A baseball player would sign for a 4-4 day in a heartbeat. Francisco Cervelli is 4-4. However, his 4-4 is not what a player battling for a roster spot on this team needs to endure. Cervelli has been to four Spring Training camps, and for four straight seasons something has slowed him down.
In 2008, he broke his wrist on a play at the plate; pneumonia slowed him down in 2009; in 2010 he suffered a concussion after being drilled in the head with a pitch; and his latest spring disappointment, fouling a ball off of his foot and breaking it. This latest time was the worst time for something like this to happen. The incumbent backup catcher was in a battle for the job this year with up-and-comers Austin Romine and Jesus Montero. Now, with the seasoned Cervelli out of the mix, it’s open season for the youngsters.
Romine will get some time today as a backup backstop to Montero against the Nationals. Jack Curry told us in yesterday’s Diamond Daily that Joe Girardi said Romine and Montero are still battling for the job. Girardi himself made the jump from Double-A to the Majors and likes both youngsters.
Cervelli walked into the clubhouse this morning with the help of crutches. He had a boot on his broken left foot, but even though his situation seems bleak, he was still flashing that smile that seems to be on his face at all times. A perma-grin, if you will. That’s permanent grin to you and me.
The soon-to-be 25-year-old (his birthday is tomorrow) was saddened when he heard the news yesterday but was nothing but positive this morning when he met the media. He will meet with the doctor tomorrow and will know more about the injury in about two weeks. He didn’t know how long it would take him to get back after the boot comes off, but while it’s on he said he will still be working on his upper body. He will be at the ballpark everyday.
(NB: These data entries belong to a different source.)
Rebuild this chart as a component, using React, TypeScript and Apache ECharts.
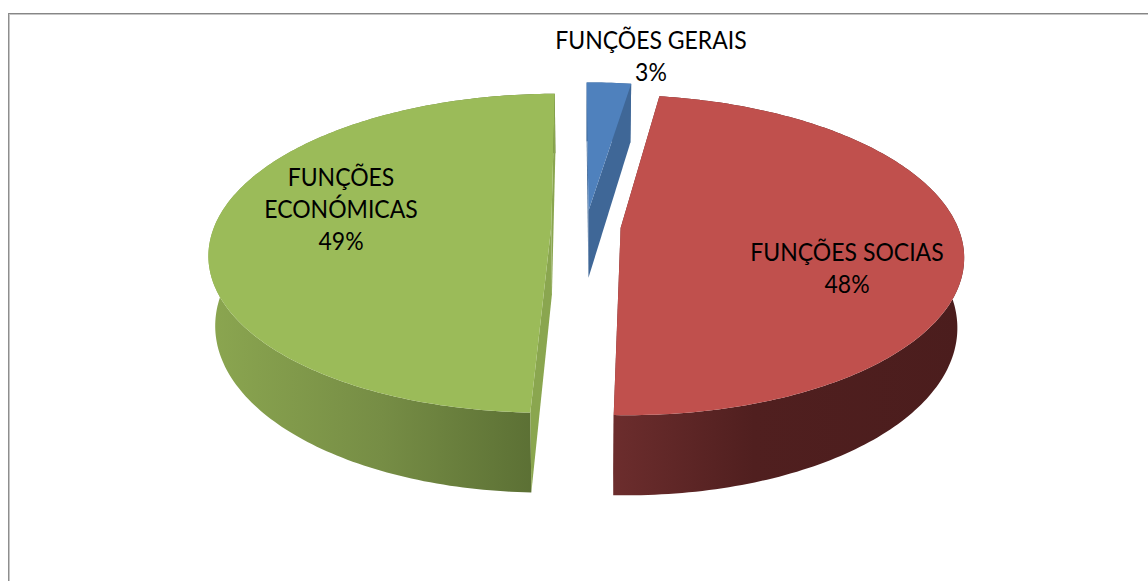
import React, { useEffect, useRef } from "react";
import * as echarts from "echarts";

const categories = ["FUNÇÕES GERAIS", "FUNÇÕES SOCIAS", "FUNÇÕES\nECONÓMICAS"];
const shares = [2.5, 48.13, 49.37];

const topColors = ["#4F81BD", "#C0504D", "#9BBB59"];
const cutColors = ["#3F6797", "#6C2D2D", "#8AA64F"];
const wallStops = [
  [[0, "#3F6797"], [1, "#3F6797"]],
  [[0, "#6C2D2D"], [0.4, "#501F1F"], [1, "#4B1D1D"]],
  [[0, "#8BA650"], [0.5, "#768D45"], [1, "#586C32"]],
];
const labelAnchors = [
  [651, 55],
  [847, 267],
  [341, 208],
];

const FONT = 'Lato, "Open Sans", sans-serif';
const CX = 586;
const CY = 226.5;
const A = 337;
const B = 155;
const K = 0.169;
const EXPLODE = 0.103;
const DEPTH = 68;
const SHRINK_X = 0.982;
const SHRINK_Y = 0.99;
const START = (-0.3 * Math.PI) / 180;

function renderSlice(params: any, api: any) {
  const i = params.dataIndex;
  const total = shares.reduce((a, b) => a + b, 0);
  const before = shares.slice(0, i).reduce((a, b) => a + b, 0);
  const value = api.value(0);
  const t0 = START + (before / total) * Math.PI * 2;
  const t1 = START + ((before + value) / total) * Math.PI * 2;
  const mid = (t0 + t1) / 2;
  const du = EXPLODE * Math.sin(mid);
  const dv = EXPLODE * Math.cos(mid);

  const proj = (r: number, th: number, low: boolean) => {
    const u = du + r * Math.sin(th);
    const v = dv + r * Math.cos(th);
    const w = 1 + K * v;
    const sx = low ? SHRINK_X : 1;
    const sy = low ? SHRINK_Y : 1;
    return [CX + (A * u * sx) / w, CY - (B * v * sy) / w + (low ? DEPTH / w : 0)];
  };

  const arc = (low: boolean) => {
    const n = Math.max(6, Math.ceil(((t1 - t0) * 180) / Math.PI));
    const pts: number[][] = [];
    for (let j = 0; j <= n; j++) pts.push(proj(1, t0 + ((t1 - t0) * j) / n, low));
    return pts;
  };

  const topArc = arc(false);
  const lowArc = arc(true);
  const poly = (points: number[][], fill: any) => ({
    type: "polygon",
    shape: { points },
    style: { fill, stroke: null },
  });

  const face = (th: number) => [
    proj(0, 0, false),
    proj(1, th, false),
    proj(1, th, true),
    proj(0, 0, true),
  ];

  const children: any[] = [
    poly([...topArc, ...lowArc.slice().reverse()], {
      type: "linear",
      x: 0,
      y: 0,
      x2: 1,
      y2: 0,
      colorStops: wallStops[i].map(([offset, color]) => ({ offset, color })),
    }),
    poly(face(t0), cutColors[i]),
    poly(face(t1), cutColors[i]),
    poly([proj(0, 0, false), ...topArc], topColors[i]),
    {
      type: "text",
      z2: 10,
      x: labelAnchors[i][0],
      y: labelAnchors[i][1],
      scaleX: 0.92,
      style: {
        text: `${categories[i]}\n${Math.round((value / total) * 100)}%`,
        x: 0,
        y: 0,
        textAlign: "center",
        textVerticalAlign: "middle",
        fontFamily: FONT,
        fontSize: 25,
        lineHeight: 32,
        fill: "#000000",
      },
    },
  ];
  return { type: "group", children };
}

export default function App() {
  const ref = useRef<HTMLDivElement>(null);
  useEffect(() => {
    const chart = echarts.init(ref.current!, null, { renderer: "svg" });
    chart.setOption({
      animation: false,
      backgroundColor: "#ffffff",
      graphic: [
        { type: "line", silent: true, shape: { x1: 8, y1: 13.5, x2: 1148, y2: 13.5 }, style: { stroke: "#868686", lineWidth: 1 } },
        { type: "line", silent: true, shape: { x1: 8, y1: 14.5, x2: 1148, y2: 14.5 }, style: { stroke: "#C6C6C6", lineWidth: 1 } },
        { type: "line", silent: true, shape: { x1: 8.5, y1: 13, x2: 8.5, y2: 581 }, style: { stroke: "#8E8E8E", lineWidth: 1 } },
        { type: "line", silent: true, shape: { x1: 9.5, y1: 15, x2: 9.5, y2: 581 }, style: { stroke: "#C6C6C6", lineWidth: 1 } },
      ],
      series: [
        {
          type: "custom",
          coordinateSystem: "none",
          renderItem: renderSlice,
          silent: true,
          data: shares.map((v, i) => ({ name: categories[i], value: [v] })),
        },
      ],
    });
    return () => chart.dispose();
  }, []);
  return <div ref={ref} style={{ position: "fixed", left: 0, top: 0, width: 1148, height: 581 }} />;
}
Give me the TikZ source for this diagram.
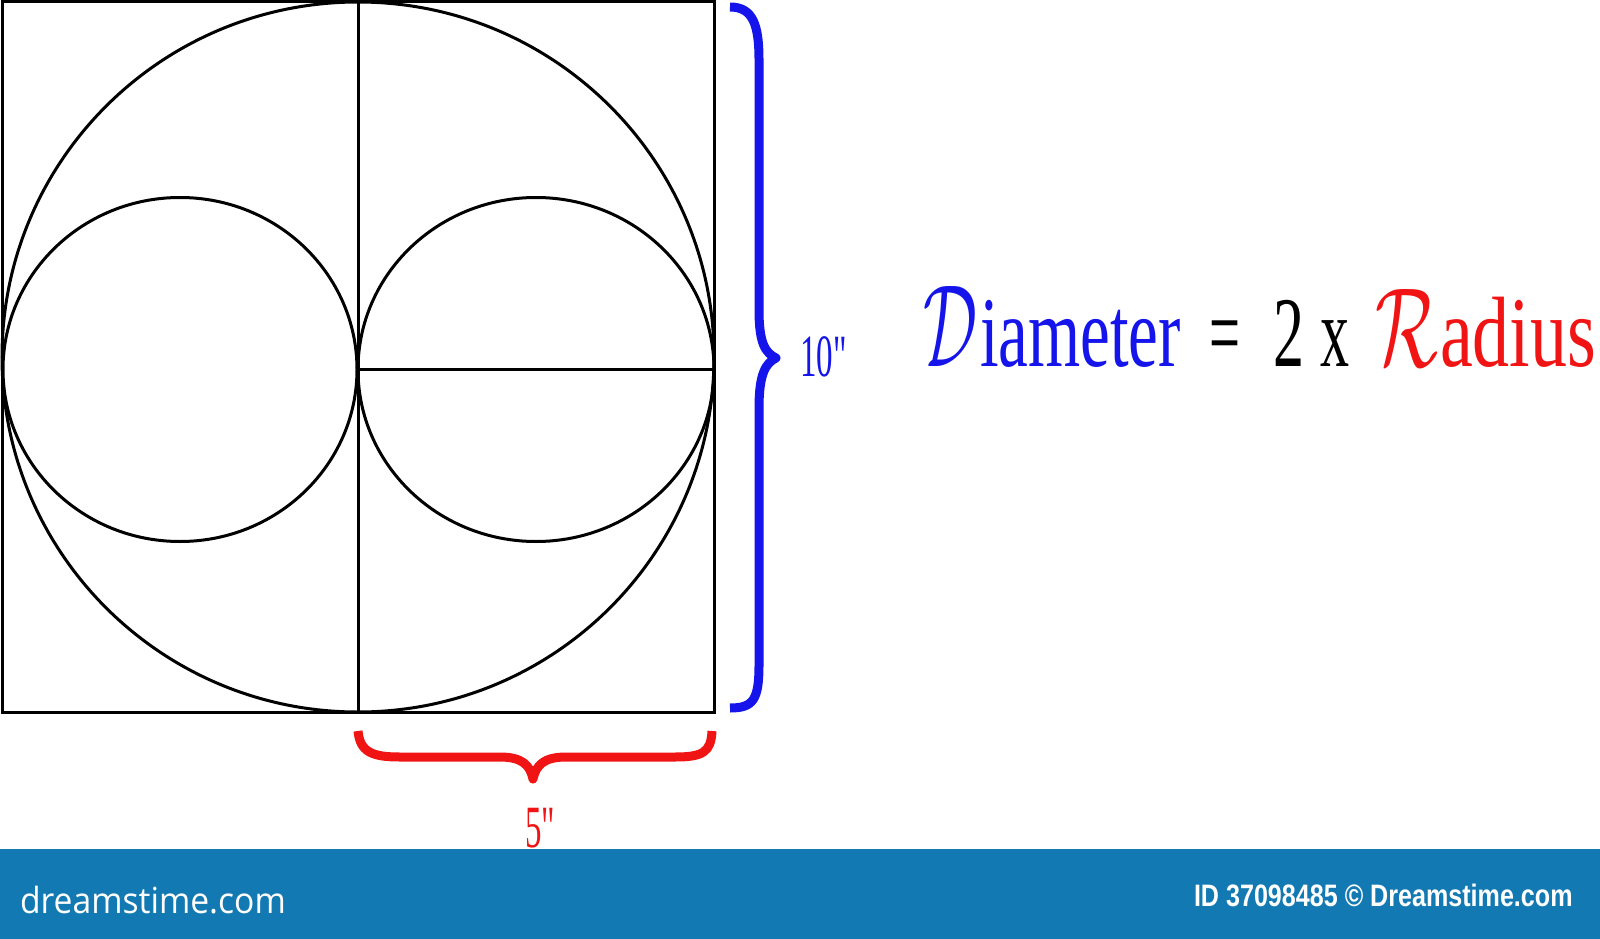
\documentclass[tikz,border=0pt]{standalone}
\usepackage{fontspec}
\setmainfont{Liberation Serif}
\newfontfamily\rawserif[Ligatures=TeXOff]{Liberation Serif}
\newfontfamily\bannerfont{Liberation Sans}
\newfontfamily\logofont{Open Sans}
\definecolor{dblue}{RGB}{20,20,235}
\definecolor{dred}{RGB}{240,20,20}
\definecolor{banner}{RGB}{18,121,178}
\begin{document}
\begin{tikzpicture}[x=1pt,y=-1pt,
  geom/.style={line width=3pt,draw=black},
  bluebrace/.style={line width=9pt,draw=dblue,line join=round},
  redbrace/.style={line width=9pt,draw=dred,line join=round},
  txt/.style={inner sep=0pt,outer sep=0pt,anchor=base west}]
\useasboundingbox (0,0) rectangle (1600,939);
% square
\coordinate (tl) at (2,2);
\coordinate (br) at (714,712);
\coordinate (vtop) at (358,2);
\coordinate (vbot) at (358,712);
\coordinate (hl) at (358,369);
\coordinate (hr) at (714,369);
\draw[geom] (tl) rectangle (br);
\draw[geom] (358,357) ellipse [x radius=356pt,y radius=355pt];
\draw[geom] (180,369.5) ellipse [x radius=177pt,y radius=172pt];
\draw[geom] (536,369.5) ellipse [x radius=178pt,y radius=172pt];
\draw[geom] (vtop) -- (vbot);
\draw[geom] (hl) -- (hr);
% blue brace
\draw[bluebrace] (730,7) .. controls (753,7) and (759,25) .. (759,60) -- (759,310)
  .. controls (759,345) and (766,353) .. (776,358)
  .. controls (766,363) and (759,373) .. (759,408) -- (759,665)
  .. controls (759,700) and (753,708) .. (730,708);
% red brace
\draw[redbrace] (358,731) .. controls (360,752) and (372,757) .. (400,757) -- (500,757)
  .. controls (522,757) and (530,765) .. (533,779)
  .. controls (536,765) and (544,757) .. (566,757) -- (675,757)
  .. controls (703,757) and (711,752) .. (712,731);
% labels
\node[txt,text=dblue] (ten) at (800,376) {\scalebox{0.55}[1]{\rawserif\fontsize{60pt}{66pt}\selectfont 10"}};
\node[txt,text=dred] (five) at (525,847) {\scalebox{0.55}[1]{\rawserif\fontsize{60pt}{66pt}\selectfont 5"}};
% formula
\node[txt,text=dblue] (dcal) at (923,366) {\resizebox{54pt}{80pt}{$\mathcal{D}$}};
\node[txt,text=dblue] (iam) at (980,366) {\scalebox{0.67}[1]{\fontsize{100pt}{110pt}\selectfont iameter}};
\node[txt] (eq) at (1209,366) {\scalebox{0.55}[1]{\fontsize{100pt}{110pt}\selectfont =}};
\node[txt] (two) at (1273,366) {\scalebox{0.62}[1]{\fontsize{100pt}{110pt}\selectfont 2}};
\node[txt] (times) at (1320,366) {\scalebox{0.58}[1]{\fontsize{100pt}{110pt}\selectfont x}};
\node[txt,text=dred] (rcal) at (1375,366) {\resizebox{63pt}{77pt}{$\mathcal{R}$}};
\node[txt,text=dred] (adi) at (1440,366) {\scalebox{0.74}[1]{\fontsize{100pt}{110pt}\selectfont adius}};
% banner
\fill[banner] (0,849) rectangle (1600,939);
\node[txt,text=white] (logo) at (20,913) {\scalebox{0.935}[1]{\logofont\fontsize{36pt}{40pt}\selectfont dreamstime.com}};
\node[txt,text=white] (credit) at (1194,906) {\scalebox{0.81}[1]{\bannerfont\bfseries\fontsize{31pt}{36pt}\selectfont ID 37098485 \textcopyright{} Dreamstime.com}};
\end{tikzpicture}
\end{document}
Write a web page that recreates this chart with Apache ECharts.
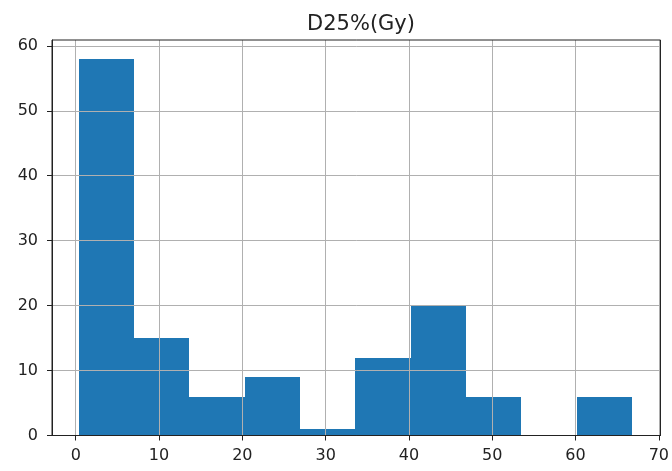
<!DOCTYPE html>
<html><head><meta charset="utf-8">
<script src="https://cdn.jsdelivr.net/npm/echarts@6/dist/echarts.min.js"></script>
<style>html,body{margin:0;padding:0;background:#fff}#c{width:672px;height:471px}</style>
</head><body><div id="c"></div>
<script>
const chartTitle = 'D25%(Gy)';
const binEdges = [0.35, 6.99, 13.64, 20.28, 26.93, 33.57, 40.22, 46.86, 53.51, 60.15, 66.8];
const counts = [58, 15, 6, 9, 1, 12, 20, 6, 0, 6];
const xTicks = [0, 10, 20, 30, 40, 50, 60, 70];
const yTicks = [0, 10, 20, 30, 40, 50, 60];

const barData = counts.map((c, i) => [binEdges[i], binEdges[i + 1], c]);
const font = 'DejaVu Sans';
const chart = echarts.init(document.getElementById('c'), null, {renderer: 'canvas'});
chart.setOption({
  animation: false,
  backgroundColor: '#fff',
  title: {
    text: chartTitle, left: 356, top: 9, textAlign: 'center',
    textStyle: {fontFamily: font, fontSize: 21, fontWeight: 'normal', color: '#222'}
  },
  grid: {left: 52, top: 40, right: 11, bottom: 35.5, show: true, borderColor: '#222', borderWidth: 1, z: 4},
  xAxis: {
    type: 'value', min: -2.85, max: 70.2, z: 3,
    axisLine: {show: true, onZero: false, lineStyle: {color: '#222', width: 1}},
    axisTick: {show: true, length: 5, inside: false, customValues: xTicks, lineStyle: {color: '#222'}},
    axisLabel: {customValues: xTicks, margin: 12, fontFamily: font, fontSize: 16, color: '#222'},
    splitLine: {show: true, lineStyle: {color: '#b0b0b0', width: 1}}
  },
  yAxis: {
    type: 'value', min: 0, max: 60.9, z: 3,
    axisLine: {show: true, onZero: false, lineStyle: {color: '#222', width: 1}},
    axisTick: {show: true, length: 5, inside: false, customValues: yTicks, lineStyle: {color: '#222'}},
    axisLabel: {customValues: yTicks, margin: 14, fontFamily: font, fontSize: 16, color: '#222'},
    splitLine: {show: true, lineStyle: {color: '#b0b0b0', width: 1}}
  },
  series: [{
    type: 'custom', z: 1,
    data: barData,
    encode: {x: [0, 1], y: 2},
    renderItem: function (params, api) {
      const p0 = api.coord([api.value(0), api.value(2)]);
      const p1 = api.coord([api.value(1), 0]);
      const x0 = Math.round(p0[0]), x1 = Math.round(p1[0]);
      const y0 = Math.round(p0[1]), y1 = p1[1];
      return {type: 'rect', shape: {x: x0, y: y0, width: x1 - x0, height: y1 - y0},
        style: {fill: '#1f77b4'}};
    }
  }]
});
</script></body></html>
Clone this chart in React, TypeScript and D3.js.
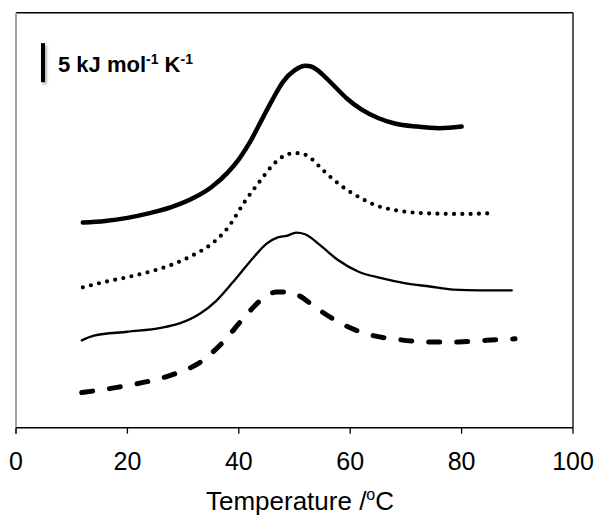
import React from "react";
import * as d3 from "d3";

// Temperature (°C) and offset heat capacity (kJ mol-1 K-1) for four DSC traces
const curveA_T = [12, 16, 20, 24, 28, 32, 35, 38, 40, 42, 44, 46, 48, 50, 52, 53, 54, 55, 57, 59.4, 62, 65, 68, 72, 76, 80];
const curveA_V = [26.3, 26.5, 26.9, 27.5, 28.3, 29.5, 30.8, 32.7, 34.4, 36.6, 39.3, 42.0, 44.4, 45.8, 46.4, 46.3, 45.9, 45.3, 43.9, 42.2, 40.8, 39.7, 39.0, 38.6, 38.4, 38.6];

const curveB_T = [12, 16, 20, 24, 28, 32, 35, 38, 41, 44, 46, 48, 50, 51.5, 53, 55, 57, 59.4, 62, 65, 68, 71, 75, 80, 86];
const curveB_V = [18.0, 18.7, 19.3, 20.0, 20.9, 22.2, 23.5, 25.6, 28.9, 31.8, 33.6, 34.8, 35.2, 35.1, 34.5, 33.1, 31.8, 30.5, 29.4, 28.4, 27.9, 27.6, 27.45, 27.4, 27.5];

const curveC_T = [11.8, 14, 20, 26, 29.5, 33, 36, 39, 42.6, 45, 47, 48.6, 50.3, 51.9, 54.6, 57.8, 61.5, 65.4, 70, 74.3, 78.5, 83.3, 89];
const curveC_V = [11.2, 11.8, 12.3, 12.8, 13.4, 14.6, 16.3, 18.7, 21.8, 23.6, 24.4, 24.6, 25.0, 24.8, 23.4, 21.5, 20.0, 19.2, 18.5, 18.1, 17.7, 17.6, 17.6];

const curveD_T = [11.8, 18.4, 23.5, 28.5, 33.3, 37.2, 40.8, 44.4, 46.8, 48.8, 50.6, 54.0, 58.8, 63.6, 68.6, 74.0, 79.4, 84.5, 89.6];
const curveD_V = [4.5, 5.2, 5.9, 6.9, 8.5, 11.0, 14.0, 16.6, 17.4, 17.4, 17.0, 15.3, 13.2, 11.9, 11.3, 11.0, 11.0, 11.2, 11.4];

const xTicks = [0, 20, 40, 60, 80, 100];
const xDomain = [0, 100];
const yDomain = [0, 53.2];
const scaleBar = [44.3, 49.3]; // 5 kJ mol-1 K-1

const W = 598;
const H = 515;
const left = 16;
const right = 573;
const top = 12.7;
const bottom = 427.7;

export default function App() {
  const x = d3.scaleLinear().domain(xDomain).range([left, right]);
  const y = d3.scaleLinear().domain(yDomain).range([bottom, top]);
  const line = d3
    .line<[number, number]>()
    .x((d) => x(d[0]))
    .y((d) => y(d[1]))
    .curve(d3.curveMonotoneX);
  const pts = (t: number[], v: number[]) => t.map((tt, i) => [tt, v[i]] as [number, number]);

  const font = "'Liberation Sans', Arial, sans-serif";
  const barTop = y(scaleBar[1]);
  const barBot = y(scaleBar[0]);

  return (
    <svg
      width={W}
      height={H}
      style={{ position: "absolute", left: 0, top: 0, background: "#fff" }}
    >
      <defs>
        <filter id="sh" filterUnits="userSpaceOnUse" x="20" y="20" width="60" height="90">
          <feGaussianBlur stdDeviation="1.5" />
        </filter>
      </defs>
      {/* frame */}
      <line x1={left} x2={right} y1={top} y2={top} stroke="#000" strokeWidth={1.5} />
      <line x1={right} x2={right} y1={top} y2={bottom} stroke="#222" strokeWidth={1.5} />
      <line x1={left} x2={left} y1={top} y2={bottom + 6} stroke="#a0a0a0" strokeWidth={2} />
      <line x1={left} x2={right} y1={bottom} y2={bottom} stroke="#000" strokeWidth={1.5} />
      {xTicks.map((t) => (
        <g key={t}>
          <line x1={x(t)} x2={x(t)} y1={bottom} y2={bottom + 6} stroke="#000" strokeWidth={1.3} />
          <text x={x(t)} y={470} textAnchor="middle" fontFamily={font} fontSize={25} fill="#000">
            {t}
          </text>
        </g>
      ))}
      <text x={300} y={510} textAnchor="middle" fontFamily={font} fontSize={26} fill="#000">
        Temperature /<tspan fontSize={16} dy={-10}>o</tspan>
        <tspan dy={10}>C</tspan>
      </text>

      {/* scale bar */}
      <rect x={42.5} y={barTop + 2} width={4} height={barBot - barTop} fill="#000" opacity={0.35} filter="url(#sh)" />
      <rect x={41} y={barTop} width={4} height={barBot - barTop} fill="#000" />
      <text x={58} y={72} fontFamily={font} fontSize={22} fontWeight="bold" fill="#000">
        5 kJ mol<tspan fontSize={14} dy={-8}>-1</tspan>
        <tspan dy={8}> K</tspan>
        <tspan fontSize={14} dy={-8}>-1</tspan>
      </text>

      {/* curves */}
      <path d={line(pts(curveA_T, curveA_V)) || ""} fill="none" stroke="#000" strokeWidth={4.5} strokeLinecap="round" strokeLinejoin="round" />
      <path d={line(pts(curveB_T, curveB_V)) || ""} fill="none" stroke="#000" strokeWidth={4.2} strokeLinecap="round" strokeDasharray="0 8.3" />
      <path d={line(pts(curveC_T, curveC_V)) || ""} fill="none" stroke="#000" strokeWidth={2.3} strokeLinecap="round" />
      <path d={line(pts(curveD_T, curveD_V)) || ""} fill="none" stroke="#000" strokeWidth={5} strokeLinecap="round" strokeDasharray="11 17" />
    </svg>
  );
}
He also said he was going to throw.
One reporter quipped, “You can throw with that thing?” Cervelli replied, “I don’t know, but I’ll find a way.” He was also asked if he thought his job was going to be there when he got back. His answer, “I hope. I’ll fight again. That’s it. This is me. I have to fight every year for something. I’m not going to cry if somebody takes my job. I’m just going to charge back.” (Note: As I am writing this part of the story, “The Boss’s” sound system starts blaring Journey’s “Don’t Stop Believing.” Just thought it was worth mentioning.)
Cervelli is also benefitting from having his family here. He talked to his mother when he received the news yesterday. He has a support group to get him through, which will make the mental process of this latest setback a little easier to bear, but as far as being able to compete for the backup job? That is over, for now. There is no doubt, though, that Cervelli will work as hard as he did in the offseason to try to get back to the Bronx this season.